START Excerpted data

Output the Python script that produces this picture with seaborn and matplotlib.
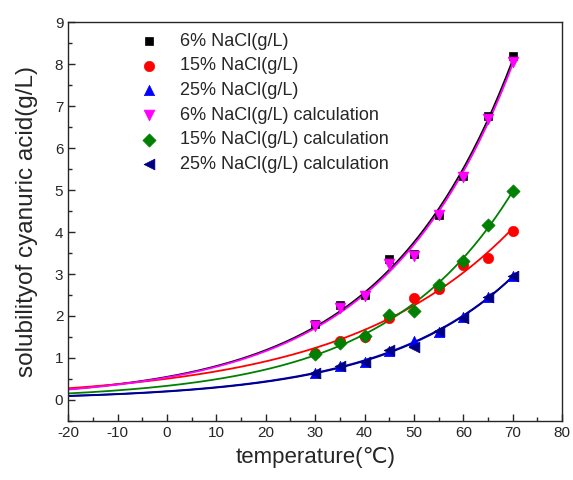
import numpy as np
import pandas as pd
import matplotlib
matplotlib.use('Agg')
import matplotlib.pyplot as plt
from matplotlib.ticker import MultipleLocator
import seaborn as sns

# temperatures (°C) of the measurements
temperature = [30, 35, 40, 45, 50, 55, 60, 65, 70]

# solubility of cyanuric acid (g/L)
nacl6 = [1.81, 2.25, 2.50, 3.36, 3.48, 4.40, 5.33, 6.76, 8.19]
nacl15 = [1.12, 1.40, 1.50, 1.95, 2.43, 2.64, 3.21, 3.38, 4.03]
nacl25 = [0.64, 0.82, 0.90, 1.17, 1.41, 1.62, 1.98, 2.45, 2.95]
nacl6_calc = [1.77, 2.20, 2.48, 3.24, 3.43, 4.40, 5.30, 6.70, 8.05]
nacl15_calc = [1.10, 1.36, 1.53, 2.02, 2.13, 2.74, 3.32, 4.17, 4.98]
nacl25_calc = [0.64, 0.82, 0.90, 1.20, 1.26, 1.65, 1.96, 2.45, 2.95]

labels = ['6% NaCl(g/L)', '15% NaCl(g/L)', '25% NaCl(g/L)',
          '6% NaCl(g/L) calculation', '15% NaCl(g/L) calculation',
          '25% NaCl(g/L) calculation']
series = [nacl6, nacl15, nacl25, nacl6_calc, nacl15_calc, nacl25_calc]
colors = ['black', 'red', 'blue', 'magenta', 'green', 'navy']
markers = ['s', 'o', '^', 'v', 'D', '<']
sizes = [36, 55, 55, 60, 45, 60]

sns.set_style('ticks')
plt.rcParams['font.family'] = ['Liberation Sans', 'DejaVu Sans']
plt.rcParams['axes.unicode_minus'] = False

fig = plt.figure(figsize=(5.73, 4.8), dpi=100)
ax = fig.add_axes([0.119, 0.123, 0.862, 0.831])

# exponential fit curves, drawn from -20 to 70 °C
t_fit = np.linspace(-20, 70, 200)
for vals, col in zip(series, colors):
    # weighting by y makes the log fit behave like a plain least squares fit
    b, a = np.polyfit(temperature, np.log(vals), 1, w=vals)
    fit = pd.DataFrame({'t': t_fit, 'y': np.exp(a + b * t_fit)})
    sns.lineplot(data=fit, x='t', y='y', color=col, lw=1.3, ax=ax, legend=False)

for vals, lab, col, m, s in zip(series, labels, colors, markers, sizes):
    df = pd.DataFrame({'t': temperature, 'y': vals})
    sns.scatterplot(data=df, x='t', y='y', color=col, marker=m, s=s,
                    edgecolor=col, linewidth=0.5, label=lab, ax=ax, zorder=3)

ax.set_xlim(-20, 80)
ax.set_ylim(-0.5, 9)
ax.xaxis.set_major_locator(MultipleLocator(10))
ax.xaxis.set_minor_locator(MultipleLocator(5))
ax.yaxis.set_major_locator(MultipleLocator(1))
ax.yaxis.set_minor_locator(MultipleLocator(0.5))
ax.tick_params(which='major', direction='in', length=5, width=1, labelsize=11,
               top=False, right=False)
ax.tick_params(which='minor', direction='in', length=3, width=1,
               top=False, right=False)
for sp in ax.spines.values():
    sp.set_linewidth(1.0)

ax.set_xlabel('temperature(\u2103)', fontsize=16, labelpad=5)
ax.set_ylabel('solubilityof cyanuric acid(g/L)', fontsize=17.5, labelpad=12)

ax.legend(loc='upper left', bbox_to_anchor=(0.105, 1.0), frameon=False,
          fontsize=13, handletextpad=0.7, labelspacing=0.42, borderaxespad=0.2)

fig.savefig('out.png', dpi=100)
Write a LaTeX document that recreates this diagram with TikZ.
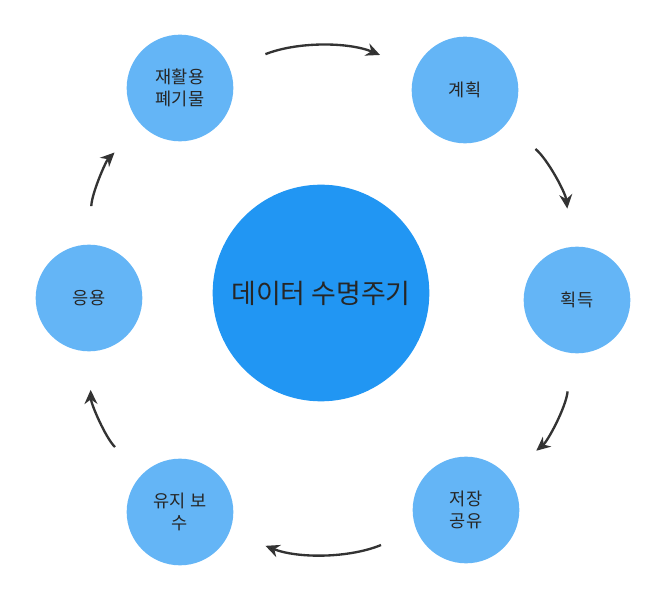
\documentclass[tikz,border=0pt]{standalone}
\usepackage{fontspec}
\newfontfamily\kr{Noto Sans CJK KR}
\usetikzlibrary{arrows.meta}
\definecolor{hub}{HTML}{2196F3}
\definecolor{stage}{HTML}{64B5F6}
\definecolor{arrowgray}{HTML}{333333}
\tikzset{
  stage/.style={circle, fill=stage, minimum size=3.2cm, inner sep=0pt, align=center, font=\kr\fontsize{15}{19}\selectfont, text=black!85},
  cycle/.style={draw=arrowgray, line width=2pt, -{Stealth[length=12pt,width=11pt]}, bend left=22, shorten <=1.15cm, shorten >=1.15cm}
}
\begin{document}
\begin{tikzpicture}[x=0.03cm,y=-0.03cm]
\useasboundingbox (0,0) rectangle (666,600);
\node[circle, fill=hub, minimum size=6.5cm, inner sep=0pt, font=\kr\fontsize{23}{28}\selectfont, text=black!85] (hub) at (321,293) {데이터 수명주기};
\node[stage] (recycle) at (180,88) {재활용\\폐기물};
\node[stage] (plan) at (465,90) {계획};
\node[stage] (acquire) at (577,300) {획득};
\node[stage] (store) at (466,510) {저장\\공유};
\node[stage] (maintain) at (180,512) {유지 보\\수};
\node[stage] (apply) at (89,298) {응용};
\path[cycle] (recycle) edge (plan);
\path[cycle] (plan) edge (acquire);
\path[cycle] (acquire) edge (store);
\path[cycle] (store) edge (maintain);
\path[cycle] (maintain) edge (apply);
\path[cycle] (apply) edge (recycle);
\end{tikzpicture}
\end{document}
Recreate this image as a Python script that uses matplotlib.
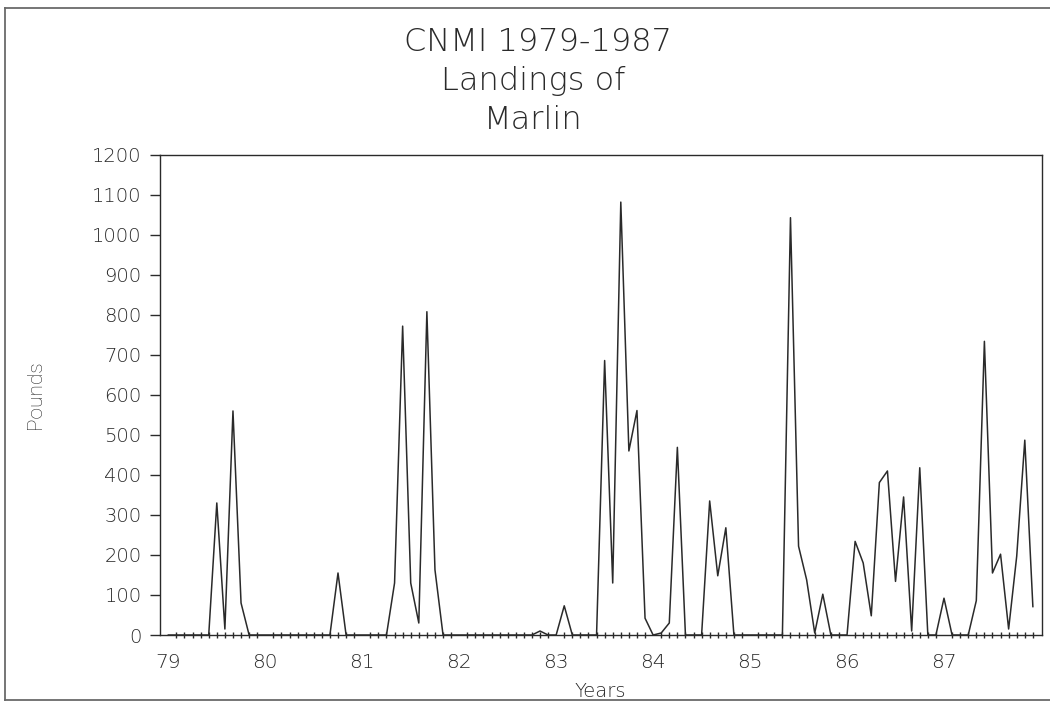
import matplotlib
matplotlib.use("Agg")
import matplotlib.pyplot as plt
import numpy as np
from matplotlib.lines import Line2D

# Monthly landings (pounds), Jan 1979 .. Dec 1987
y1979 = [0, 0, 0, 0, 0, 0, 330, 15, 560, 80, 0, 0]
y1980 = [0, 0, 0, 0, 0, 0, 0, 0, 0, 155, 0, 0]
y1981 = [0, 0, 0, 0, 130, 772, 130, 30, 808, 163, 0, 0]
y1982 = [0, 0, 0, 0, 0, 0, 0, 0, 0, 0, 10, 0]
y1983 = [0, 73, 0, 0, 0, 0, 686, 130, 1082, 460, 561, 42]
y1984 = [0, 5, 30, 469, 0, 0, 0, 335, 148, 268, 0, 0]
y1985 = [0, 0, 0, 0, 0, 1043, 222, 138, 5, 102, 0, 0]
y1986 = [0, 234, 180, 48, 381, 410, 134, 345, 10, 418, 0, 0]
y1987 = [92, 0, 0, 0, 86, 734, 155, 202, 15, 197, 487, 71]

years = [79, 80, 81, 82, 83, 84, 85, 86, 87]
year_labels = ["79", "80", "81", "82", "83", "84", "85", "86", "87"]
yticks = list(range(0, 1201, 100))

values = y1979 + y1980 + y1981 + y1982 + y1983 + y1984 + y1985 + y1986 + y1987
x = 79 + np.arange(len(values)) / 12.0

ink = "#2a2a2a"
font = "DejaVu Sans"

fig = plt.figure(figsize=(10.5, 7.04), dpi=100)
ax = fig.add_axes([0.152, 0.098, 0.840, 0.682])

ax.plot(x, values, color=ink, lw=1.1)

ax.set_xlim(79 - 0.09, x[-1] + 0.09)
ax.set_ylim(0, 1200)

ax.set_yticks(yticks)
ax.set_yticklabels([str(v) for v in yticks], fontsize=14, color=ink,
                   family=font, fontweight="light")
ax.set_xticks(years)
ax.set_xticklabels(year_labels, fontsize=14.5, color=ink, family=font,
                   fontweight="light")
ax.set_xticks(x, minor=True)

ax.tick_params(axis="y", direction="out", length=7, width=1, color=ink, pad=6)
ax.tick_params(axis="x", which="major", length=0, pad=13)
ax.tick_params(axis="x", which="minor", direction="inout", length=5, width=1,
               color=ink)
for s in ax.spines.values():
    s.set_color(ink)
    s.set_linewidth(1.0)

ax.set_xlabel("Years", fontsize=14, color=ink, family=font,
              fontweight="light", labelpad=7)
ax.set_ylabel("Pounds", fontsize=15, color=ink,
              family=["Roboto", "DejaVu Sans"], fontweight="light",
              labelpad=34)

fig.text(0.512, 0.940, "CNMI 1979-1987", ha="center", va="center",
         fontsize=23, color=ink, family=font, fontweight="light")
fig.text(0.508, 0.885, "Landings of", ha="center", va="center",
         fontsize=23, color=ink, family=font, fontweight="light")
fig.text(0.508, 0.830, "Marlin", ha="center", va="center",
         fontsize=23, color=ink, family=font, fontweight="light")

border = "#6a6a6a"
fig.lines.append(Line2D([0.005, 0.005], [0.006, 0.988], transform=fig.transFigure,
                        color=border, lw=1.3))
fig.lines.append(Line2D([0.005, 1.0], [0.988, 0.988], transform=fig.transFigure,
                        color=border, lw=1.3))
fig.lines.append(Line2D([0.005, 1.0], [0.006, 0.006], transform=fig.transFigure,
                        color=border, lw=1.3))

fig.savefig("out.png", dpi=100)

END Excerpted data

● **Exercise task**: Keep to the stretch from the line containing "Recreate this image" through the line containing "from matplotlib.lines import Line2D", both ends included, and copy it exactly from the listing above, minus the pictures.

● **Written solution**:
Recreate this image as a Python script that uses matplotlib.
import matplotlib
matplotlib.use("Agg")
import matplotlib.pyplot as plt
import numpy as np
from matplotlib.lines import Line2D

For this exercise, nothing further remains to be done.